Short task:
Each line of the listing must be transcribed exactly, except for the images, which should be excluded.

Given material:
--- --- ---
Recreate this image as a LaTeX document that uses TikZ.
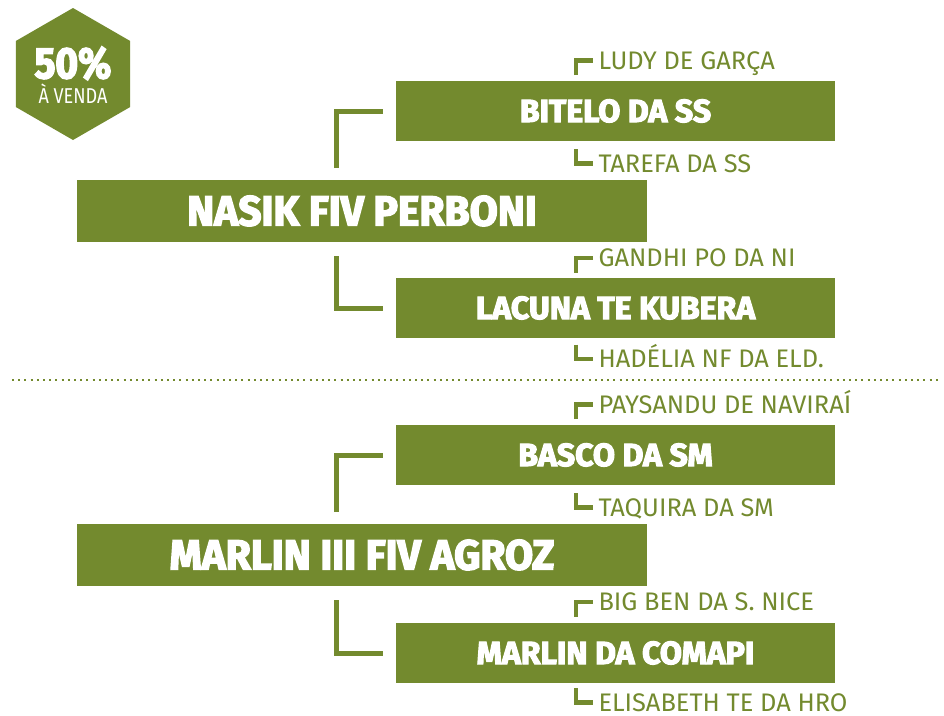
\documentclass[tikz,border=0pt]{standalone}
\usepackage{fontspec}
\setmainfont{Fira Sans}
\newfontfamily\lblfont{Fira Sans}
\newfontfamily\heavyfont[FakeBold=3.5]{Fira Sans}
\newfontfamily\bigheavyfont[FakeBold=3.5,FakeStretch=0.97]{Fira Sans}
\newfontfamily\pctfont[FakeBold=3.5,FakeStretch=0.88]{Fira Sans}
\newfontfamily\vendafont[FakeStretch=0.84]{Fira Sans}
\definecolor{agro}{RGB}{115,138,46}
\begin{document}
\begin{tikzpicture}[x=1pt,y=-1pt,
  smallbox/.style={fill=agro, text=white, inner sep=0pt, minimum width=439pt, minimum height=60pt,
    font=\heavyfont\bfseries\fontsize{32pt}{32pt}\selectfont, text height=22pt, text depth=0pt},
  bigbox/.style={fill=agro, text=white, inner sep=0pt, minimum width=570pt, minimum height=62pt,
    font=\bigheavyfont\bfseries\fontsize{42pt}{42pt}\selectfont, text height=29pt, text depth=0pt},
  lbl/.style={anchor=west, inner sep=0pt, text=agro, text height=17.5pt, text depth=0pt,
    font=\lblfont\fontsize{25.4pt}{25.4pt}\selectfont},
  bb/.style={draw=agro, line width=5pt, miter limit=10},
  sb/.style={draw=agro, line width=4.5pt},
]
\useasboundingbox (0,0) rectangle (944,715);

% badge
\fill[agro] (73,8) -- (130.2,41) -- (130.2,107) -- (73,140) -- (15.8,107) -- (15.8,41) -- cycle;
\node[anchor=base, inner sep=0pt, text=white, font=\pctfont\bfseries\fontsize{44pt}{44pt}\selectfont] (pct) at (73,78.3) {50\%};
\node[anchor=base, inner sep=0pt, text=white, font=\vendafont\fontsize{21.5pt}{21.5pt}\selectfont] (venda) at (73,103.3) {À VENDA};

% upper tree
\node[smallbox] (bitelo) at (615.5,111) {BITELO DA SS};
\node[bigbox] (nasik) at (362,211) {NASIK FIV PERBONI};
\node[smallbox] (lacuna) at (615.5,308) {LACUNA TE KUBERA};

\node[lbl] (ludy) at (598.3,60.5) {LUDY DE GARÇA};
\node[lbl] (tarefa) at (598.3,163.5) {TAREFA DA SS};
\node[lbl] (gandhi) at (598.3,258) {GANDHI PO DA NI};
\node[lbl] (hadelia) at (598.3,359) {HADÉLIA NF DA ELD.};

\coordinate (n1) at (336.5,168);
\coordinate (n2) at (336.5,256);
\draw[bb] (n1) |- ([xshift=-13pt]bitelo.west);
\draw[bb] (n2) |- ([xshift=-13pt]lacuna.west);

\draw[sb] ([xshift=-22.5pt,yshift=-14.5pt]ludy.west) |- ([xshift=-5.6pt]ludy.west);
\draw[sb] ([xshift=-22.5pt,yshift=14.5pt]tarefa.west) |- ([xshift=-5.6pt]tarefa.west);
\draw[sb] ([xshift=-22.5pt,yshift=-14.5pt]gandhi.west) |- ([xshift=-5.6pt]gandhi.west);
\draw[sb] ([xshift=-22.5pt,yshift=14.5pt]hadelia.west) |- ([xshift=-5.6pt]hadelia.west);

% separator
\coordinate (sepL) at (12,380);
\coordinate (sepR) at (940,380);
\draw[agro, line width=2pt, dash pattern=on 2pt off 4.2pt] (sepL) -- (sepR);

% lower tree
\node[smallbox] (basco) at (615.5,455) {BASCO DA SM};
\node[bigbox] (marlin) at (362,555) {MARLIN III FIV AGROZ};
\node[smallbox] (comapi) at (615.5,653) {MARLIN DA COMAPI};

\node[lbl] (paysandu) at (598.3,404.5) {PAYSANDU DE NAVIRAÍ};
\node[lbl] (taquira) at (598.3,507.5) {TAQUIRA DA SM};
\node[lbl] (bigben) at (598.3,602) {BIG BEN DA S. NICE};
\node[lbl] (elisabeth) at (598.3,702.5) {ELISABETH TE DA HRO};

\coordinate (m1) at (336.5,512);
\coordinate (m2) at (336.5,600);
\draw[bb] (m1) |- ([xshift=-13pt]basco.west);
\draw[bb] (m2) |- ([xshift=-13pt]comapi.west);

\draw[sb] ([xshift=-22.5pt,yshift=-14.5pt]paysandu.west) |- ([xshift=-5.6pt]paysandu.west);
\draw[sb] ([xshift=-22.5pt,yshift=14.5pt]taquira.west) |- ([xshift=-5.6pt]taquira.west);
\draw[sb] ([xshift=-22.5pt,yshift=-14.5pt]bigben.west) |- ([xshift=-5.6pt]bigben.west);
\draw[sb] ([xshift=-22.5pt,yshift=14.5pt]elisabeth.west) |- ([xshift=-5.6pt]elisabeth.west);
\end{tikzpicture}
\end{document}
--- --- ---
Task answer:
Recreate this image as a LaTeX document that uses TikZ.
\documentclass[tikz,border=0pt]{standalone}
\usepackage{fontspec}
\setmainfont{Fira Sans}
\newfontfamily\lblfont{Fira Sans}
\newfontfamily\heavyfont[FakeBold=3.5]{Fira Sans}
\newfontfamily\bigheavyfont[FakeBold=3.5,FakeStretch=0.97]{Fira Sans}
\newfontfamily\pctfont[FakeBold=3.5,FakeStretch=0.88]{Fira Sans}
\newfontfamily\vendafont[FakeStretch=0.84]{Fira Sans}
\definecolor{agro}{RGB}{115,138,46}
\begin{document}
\begin{tikzpicture}[x=1pt,y=-1pt,
  smallbox/.style={fill=agro, text=white, inner sep=0pt, minimum width=439pt, minimum height=60pt,
    font=\heavyfont\bfseries\fontsize{32pt}{32pt}\selectfont, text height=22pt, text depth=0pt},
  bigbox/.style={fill=agro, text=white, inner sep=0pt, minimum width=570pt, minimum height=62pt,
    font=\bigheavyfont\bfseries\fontsize{42pt}{42pt}\selectfont, text height=29pt, text depth=0pt},
  lbl/.style={anchor=west, inner sep=0pt, text=agro, text height=17.5pt, text depth=0pt,
    font=\lblfont\fontsize{25.4pt}{25.4pt}\selectfont},
  bb/.style={draw=agro, line width=5pt, miter limit=10},
  sb/.style={draw=agro, line width=4.5pt},
]
\useasboundingbox (0,0) rectangle (944,715);

% badge
\fill[agro] (73,8) -- (130.2,41) -- (130.2,107) -- (73,140) -- (15.8,107) -- (15.8,41) -- cycle;
\node[anchor=base, inner sep=0pt, text=white, font=\pctfont\bfseries\fontsize{44pt}{44pt}\selectfont] (pct) at (73,78.3) {50\%};
\node[anchor=base, inner sep=0pt, text=white, font=\vendafont\fontsize{21.5pt}{21.5pt}\selectfont] (venda) at (73,103.3) {À VENDA};

% upper tree
\node[smallbox] (bitelo) at (615.5,111) {BITELO DA SS};
\node[bigbox] (nasik) at (362,211) {NASIK FIV PERBONI};
\node[smallbox] (lacuna) at (615.5,308) {LACUNA TE KUBERA};

\node[lbl] (ludy) at (598.3,60.5) {LUDY DE GARÇA};
\node[lbl] (tarefa) at (598.3,163.5) {TAREFA DA SS};
\node[lbl] (gandhi) at (598.3,258) {GANDHI PO DA NI};
\node[lbl] (hadelia) at (598.3,359) {HADÉLIA NF DA ELD.};

\coordinate (n1) at (336.5,168);
\coordinate (n2) at (336.5,256);
\draw[bb] (n1) |- ([xshift=-13pt]bitelo.west);
\draw[bb] (n2) |- ([xshift=-13pt]lacuna.west);

\draw[sb] ([xshift=-22.5pt,yshift=-14.5pt]ludy.west) |- ([xshift=-5.6pt]ludy.west);
\draw[sb] ([xshift=-22.5pt,yshift=14.5pt]tarefa.west) |- ([xshift=-5.6pt]tarefa.west);
\draw[sb] ([xshift=-22.5pt,yshift=-14.5pt]gandhi.west) |- ([xshift=-5.6pt]gandhi.west);
\draw[sb] ([xshift=-22.5pt,yshift=14.5pt]hadelia.west) |- ([xshift=-5.6pt]hadelia.west);

% separator
\coordinate (sepL) at (12,380);
\coordinate (sepR) at (940,380);
\draw[agro, line width=2pt, dash pattern=on 2pt off 4.2pt] (sepL) -- (sepR);

% lower tree
\node[smallbox] (basco) at (615.5,455) {BASCO DA SM};
\node[bigbox] (marlin) at (362,555) {MARLIN III FIV AGROZ};
\node[smallbox] (comapi) at (615.5,653) {MARLIN DA COMAPI};

\node[lbl] (paysandu) at (598.3,404.5) {PAYSANDU DE NAVIRAÍ};
\node[lbl] (taquira) at (598.3,507.5) {TAQUIRA DA SM};
\node[lbl] (bigben) at (598.3,602) {BIG BEN DA S. NICE};
\node[lbl] (elisabeth) at (598.3,702.5) {ELISABETH TE DA HRO};

\coordinate (m1) at (336.5,512);
\coordinate (m2) at (336.5,600);
\draw[bb] (m1) |- ([xshift=-13pt]basco.west);
\draw[bb] (m2) |- ([xshift=-13pt]comapi.west);

\draw[sb] ([xshift=-22.5pt,yshift=-14.5pt]paysandu.west) |- ([xshift=-5.6pt]paysandu.west);
\draw[sb] ([xshift=-22.5pt,yshift=14.5pt]taquira.west) |- ([xshift=-5.6pt]taquira.west);
\draw[sb] ([xshift=-22.5pt,yshift=-14.5pt]bigben.west) |- ([xshift=-5.6pt]bigben.west);
\draw[sb] ([xshift=-22.5pt,yshift=14.5pt]elisabeth.west) |- ([xshift=-5.6pt]elisabeth.west);
\end{tikzpicture}
\end{document}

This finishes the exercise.